Alessandra Vittorini Orgeas*, Christoph W. Sensen
HCEMM, Szeged, Hungary
alessandra.vittorini [at] hcemm.eu
Abstract
Circulating cell-free DNAs are DNA fragments released into the blood by different tissues. They can be isolated from a routine blood draw that is a cost-effective, fast and non-invasive procedure. While their presence is detectable under healthy conditions, there are solid evidences of their association with various clinical conditions. This explains the great interest for cell-free DNAs in clinical settings, because of their potential role as biomarkers. Furthermore, the availability of a higher number of samples and high-throughput sequencing technologies have enabled the production of massive amounts of complex genomic data. As consequence, the potentiality of cell-free DNAs can be exploited only if supported by a computational platform that streamlines the execution of the analysis and makes it reproducible and shareable across different platforms. The proposed computational pipeline addresses the complexity of this analysis. The pipeline starts with the raw data pre-processing necessary to remove residual adapters and filter the low-quality reads. It follows the composition analysis where the average sample composition is calculated and expressed in terms of specific target regions of human DNA. Next, a random forest classifier algorithm searches for a subset of the target regions that perform best at predicting the health outcome. The statistical significance of the output is validated by the MANOVA test. Finally, the pipeline runs through the original set of sequencing data to retrieve what sequences best match the composition represented by the pool of target regions deriving from the previous step. The ultimate result is a list of nucleotide sequences that have been identified as the best performing indicators of a clinical condition based on the analysis described above. Thanks to the containerization technology and workflows managers this pipeline can be shared and executed with the same functionalities across different platforms, and its installation process is automated.

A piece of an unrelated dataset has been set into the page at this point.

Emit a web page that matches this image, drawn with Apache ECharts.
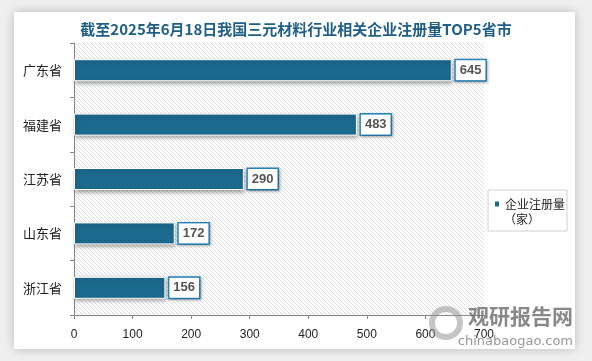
<!DOCTYPE html>
<html><head><meta charset="utf-8">
<script src="https://cdn.jsdelivr.net/npm/echarts@6/dist/echarts.min.js"></script>
<style>html,body{margin:0;padding:0;background:#efefef;}#c{width:592px;height:361px;}</style>
</head><body><div id="c"></div>
<script>
var categories = ['广东省','福建省','江苏省','山东省','浙江省'];
var values = [645, 483, 290, 172, 156];
var seriesName = '企业注册量';
var unitText = '（家）';
var titleText = '截至2025年6月18日我国三元材料行业相关企业注册量TOP5省市';
var xTicks = [0, 100, 200, 300, 400, 500, 600, 700];

var pc = document.createElement('canvas');
pc.width = 4; pc.height = 4;
var ctx = pc.getContext('2d');
ctx.fillStyle = '#ffffff'; ctx.fillRect(0,0,4,4);
ctx.fillStyle = '#dedede';
for (var i = 0; i < 4; i++) { ctx.fillRect(i, i, 1, 1); }

var chart = echarts.init(document.getElementById('c'));
chart.setOption({
  animation: false,
  graphic: [
    {type:'rect', shape:{x:14,y:12,width:561,height:337}, style:{fill:'#fff', shadowBlur:10, shadowColor:'rgba(0,0,0,0.22)'}, z:-10},
    {type:'circle', shape:{cx:446, cy:323, r:14}, style:{fill:'none', stroke:'rgba(150,150,150,0.55)', lineWidth:6}, z:100},
    {type:'text', x:573, y:306, style:{text:'观研报告网', textAlign:'right', font:'bold 21px "Noto Sans CJK SC"', fill:'rgba(115,115,115,0.85)'}, z:100},
    {type:'text', x:573, y:335, style:{text:'chinabaogao.com', textAlign:'right', font:'13px "DejaVu Sans"', fill:'rgba(125,125,125,0.8)'}, z:100},
    {type:'text', x:504, y:213, style:{text:unitText, font:'12px "Noto Sans CJK SC"', fill:'#222'}, z:100}
  ],
  title: {
    text: titleText, left: 'center', top: 17,
    textStyle: {fontFamily:'"Noto Sans CJK SC"', fontWeight:'bold', fontSize:15, color:'#1f5f86'}
  },
  grid: {left:74, right:108, top:43, bottom:46, show:true, borderWidth:0,
    backgroundColor: {image: pc, repeat:'repeat'}},
  legend: {
    orient:'vertical', left:488, top:190, icon:'rect', itemWidth:6, itemHeight:7,
    borderColor:'#d0d0d0', borderWidth:1, padding:[8,2,21,5],
    textStyle:{fontSize:12, color:'#222', fontFamily:'"Noto Sans CJK SC"'},
    data:[seriesName]
  },
  xAxis: {
    type:'value', min:0, max:700, interval:100,
    axisLine:{show:true, lineStyle:{color:'#888'}},
    axisTick:{show:true, length:4, lineStyle:{color:'#888'}},
    splitLine:{show:false},
    axisLabel:{color:'#222', fontSize:12, margin:14, fontFamily:'"Liberation Sans"'}
  },
  yAxis: {
    type:'category', data:categories, inverse:true,
    axisLine:{show:true, lineStyle:{color:'#888'}},
    axisTick:{show:true, length:4, lineStyle:{color:'#888'}},
    axisLabel:{color:'#222', fontSize:13, margin:12, fontFamily:'"Noto Sans CJK SC"'}
  },
  series: [{
    name: seriesName, type:'bar', data: values, barWidth: 22,
    itemStyle:{color:'#1c6a8e', borderColor:'#fff', borderWidth:1, shadowBlur:4, shadowColor:'rgba(0,0,0,0.35)', shadowOffsetX:1, shadowOffsetY:2},
    label:{show:true, position:'right', distance:4, backgroundColor:'#fff', borderColor:'#2886bd', borderWidth:1.5,
      padding:[4,4,3,4], color:'#555', fontWeight:'bold', fontSize:13, fontFamily:'"Liberation Sans"',
      shadowBlur:3, shadowColor:'rgba(0,0,0,0.3)', shadowOffsetX:1, shadowOffsetY:1}
  }]
});
</script></body></html>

Keywords: bioinformatics, computer science, DNA, sequencing, biomarkers
Acknowledgements: We thank Dr. Stefan Grabuschnig (Innophore GmbH, Austria) for the crucial help, guidance and insights in developing the computational framework of the pipeline. This work was funded in part by EU Horizon 2020 Grant No. 739593 and in part by the Ministry of Culture and Innovation of Hungary from the National Research, Development and Innovation Fund, with project no. TKP-2021-EGA-05 under the Thematic Excellence Programme and project no. 2022-2.1.1-NL-2022-00005 under the National Laboratory Programme.